Чтобы исключить риск таких запредельных перегрузок, алгоритм САС переделали. Теперь в случае аварии корабль закручивается вокруг продольной оси, чтобы возникающая подъемная сила обнулялась и происходил баллистический спуск. При обычной посадке спускаемый аппарат, похожий по форме на фару, «скользит» на теплозащитном щите — это создает подъемную силу и снижает уровень перегрузки. Если корабль спускается по очень крутой траектории, подъемная сила не возникает, и аппарат летит вниз как камень — это и называют «баллистическим спуском». Это не очень комфортно, но безопаснее, чем в случае перевернутой подъемной силой. «Союз МС-10» не успел разогнаться, поэтому перегрузка оказалась 6,7 G.
Двойного назначения
В новый кораблях, которые разрабатывают SpaceX и Boeing для доставки экипажей на МКС, двигатели системы спасения установлены либо в самих кораблях, либо в сервисном модуле. Благодаря этому двигатели можно использовать не только в случае аварии. Например, на корабле SpaceX Dragon V2 и в Boeing Starliner топливо САС можно использовать в орбитальном полете, они могут пригодиться и в качестве тормозных двигателей для мягкой посадки.

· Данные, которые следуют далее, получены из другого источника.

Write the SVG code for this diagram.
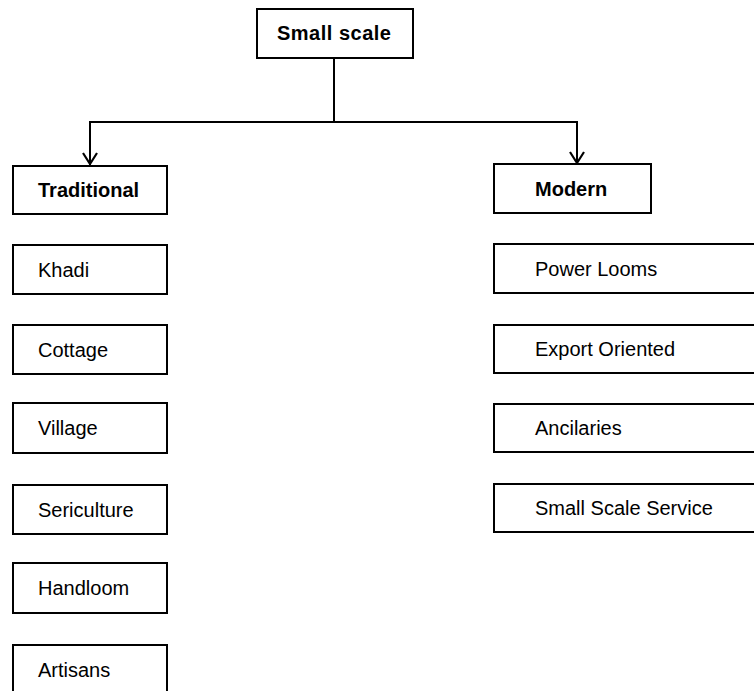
<svg xmlns="http://www.w3.org/2000/svg" width="754" height="691" viewBox="0 0 754 691">
<style>
.box{fill:#fff;stroke:#000;stroke-width:2}
.t{font-family:"Liberation Sans",Arial,sans-serif;font-size:20px;fill:#000}
.b{font-weight:bold}
.c{fill:none;stroke:#000;stroke-width:2}
</style>
<defs>
<marker id="v" viewBox="0 0 16 12" refX="8" refY="11" markerWidth="16" markerHeight="12" markerUnits="userSpaceOnUse" orient="auto-start-reverse">
<path d="M1 1 L8 11 L15 1" fill="none" stroke="#000" stroke-width="2"/>
</marker>
</defs>
<rect width="754" height="691" fill="#fff"/>
<g id="connectors">
<line class="c" x1="334" y1="58" x2="334" y2="122"/>
<polyline class="c" points="90,165 90,122 577,122 577,163"/>
<path d="M83 153 L90 164 L97 153 M570 152 L577 163 L584 152" fill="none" stroke="#000" stroke-width="2.2"/>
</g>
<g id="small-scale"><rect class="box" x="257" y="9" width="156" height="49"/><text class="t b" x="277" y="40" letter-spacing="0.5">Small scale</text></g>
<g id="traditional"><rect class="box" x="13" y="166" width="154" height="48"/><text class="t b" x="38" y="197">Traditional</text></g>
<g id="khadi"><rect class="box" x="13" y="245" width="154" height="49"/><text class="t" x="38" y="277">Khadi</text></g>
<g id="cottage"><rect class="box" x="13" y="325" width="154" height="49"/><text class="t" x="38" y="357">Cottage</text></g>
<g id="village"><rect class="box" x="13" y="403" width="154" height="50"/><text class="t" x="38" y="435">Village</text></g>
<g id="sericulture"><rect class="box" x="13" y="485" width="154" height="49"/><text class="t" x="38" y="517">Sericulture</text></g>
<g id="handloom"><rect class="box" x="13" y="563" width="154" height="50"/><text class="t" x="38" y="595">Handloom</text></g>
<g id="artisans"><rect class="box" x="13" y="645" width="154" height="60"/><text class="t" x="38" y="677">Artisans</text></g>
<g id="modern"><rect class="box" x="494" y="164" width="157" height="49"/><text class="t b" x="535" y="196">Modern</text></g>
<g id="power-looms"><rect class="box" x="494" y="244" width="270" height="49"/><text class="t" x="535" y="276">Power Looms</text></g>
<g id="export-oriented"><rect class="box" x="494" y="325" width="270" height="48"/><text class="t" x="535" y="356">Export Oriented</text></g>
<g id="ancilaries"><rect class="box" x="494" y="404" width="270" height="48"/><text class="t" x="535" y="435">Ancilaries</text></g>
<g id="small-scale-service"><rect class="box" x="494" y="484" width="270" height="48"/><text class="t" x="535" y="515">Small Scale Service</text></g>
</svg>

В суборбитальном туристическом корабле New Shepard благодаря этому САС может летать много раз, не используясь, когда все идет как надо:
Плюсом и минусом таких систем одновременно является то, что в этом случае аварийные двигатели нельзя сбросить при выведении, то есть кораблю приходится тащить с собой излишнюю массу.
Космические аварийные системы становятся все совершеннее, они спасают жизни людей, но лучше бы им никогда больше не приходилось включаться.